Of the four finalists – LeJeune, Canada’s Eric Lamaze, Brazil’s Rodrigo Pessoa, and the Kingdom of Saudi Arabia’s Abdullah Al Sharbatly – only the 50-year-old Belgian rider achieved four clear rounds on four different horses, to take the gold medal. He began by jumping the very substantial course set by Conrad Homfeld on his own mount, the Belgian warmblood stallion Vigo D’Arsouilles. He then repeated his faultless feat aboard Pessoa’s horse, the Mexican-bred stallion HH Rebozo, Al Sharbatly’s talented mare, Seldana Di Campalto, and finally Lamaze’s Dutch-bred stallion, Hickstead, for a total of zero faults.

The format of the World Showjumping Championships at the World Equestrian Games is a unique test of horsemanship. Each rider is given a few scant minutes--and two jumps--to familiarize himself with each competitor’s mount, before he has to enter the ring and prove himself over fences. Both the saddling and the warm-up were done in a cordoned-off section of the main arena, so that the audience could see every step of the process.

It was evidence of the skill of the three veteran riders--and of Al Sharbatly, who is a relative newcomer to the upper ranks of showjumping competition--that no more than two rails fell in any round, and that each rider was able to coax at least two clear rounds out of totally foreign horses.
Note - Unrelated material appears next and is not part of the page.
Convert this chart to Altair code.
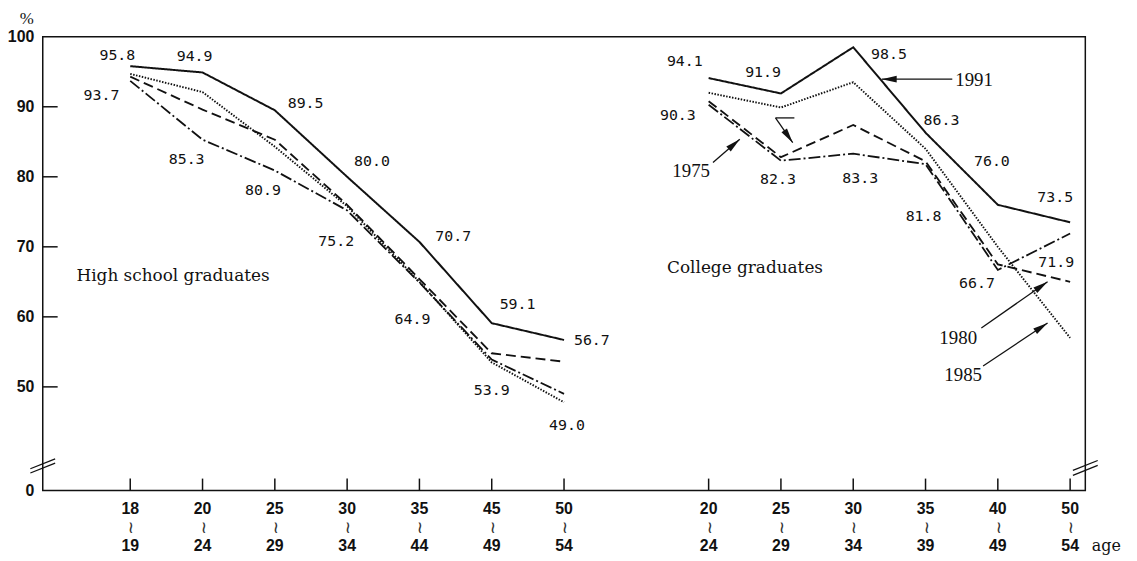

Al Sharbatly began with the greatest handicap when his first trip around the course, aboard his own mare, resulted in eight faults. But the 28-year-old Saudi then turned in three clears on the other mounts, though his warm-up with the sensitive Hickstead did not inspire confidence. He would end up claiming the silver medal.

In his first appearance in an individual World Championship, Lamaze summoned the cool-under-pressure style which two years ago helped him win individual Olympic gold, and Team silver for Canada, in Hong Kong. Beginning with his usual clear round aboard Hickstead, he then posted another clear with Vigo D’Arsouilles, despite the fact that he had rated LeJeune’s equine partner as potentially the most difficult horse for him to adapt to. Instead, it was Pessoa’s mount, who is physically quite similar to Hickstead, who lowered a rail in a difficult triple combination. The combination also posted a single time fault for having exceeded the 60 second time allowed. Lamaze was also unlucky with Seldana Di Campalto and lowered a rail, for a four-round total of nine faults. It was a disappointing result for the reigning Olympic gold medallist, but good enough for bronze.

As for the much-decorated Pessoa, who is an Olympic gold medalist, three-time World Cup Final winner, and a past World Showjumping Championship gold medalist himself (at the 1998 World Equestrian Games in Rome), he seemed to be on track to regain his title tonight, but two successive rails with LeJeune’s horse, ‘Vigo’, left him at the bottom of the standings when added to his four-fault performance with his own horse HH Rebozo.

The only horse of the four to jump clear four successive times, regardless of rider, was Hickstead, who received special recognition from the FEI for the feat. Said Lamaze, “We already knew Hickstead was the best horse. Now these three other riders know it for themselves.”

LeJeune, a modest man who claims to love horses more dearly than humans, said his strategy was to adapt to the animals he was riding rather than try to bend them to his will. “I wasn’t going to try to ride like Eric or Rodrigo. The other three have more hot-blooded horses than my Vigo, so I decided I would go their way, not my way.

“No-one else has jumped Vigo for four years,” he added, “so it was interesting to see him go for the other riders. I was looking forward to it.”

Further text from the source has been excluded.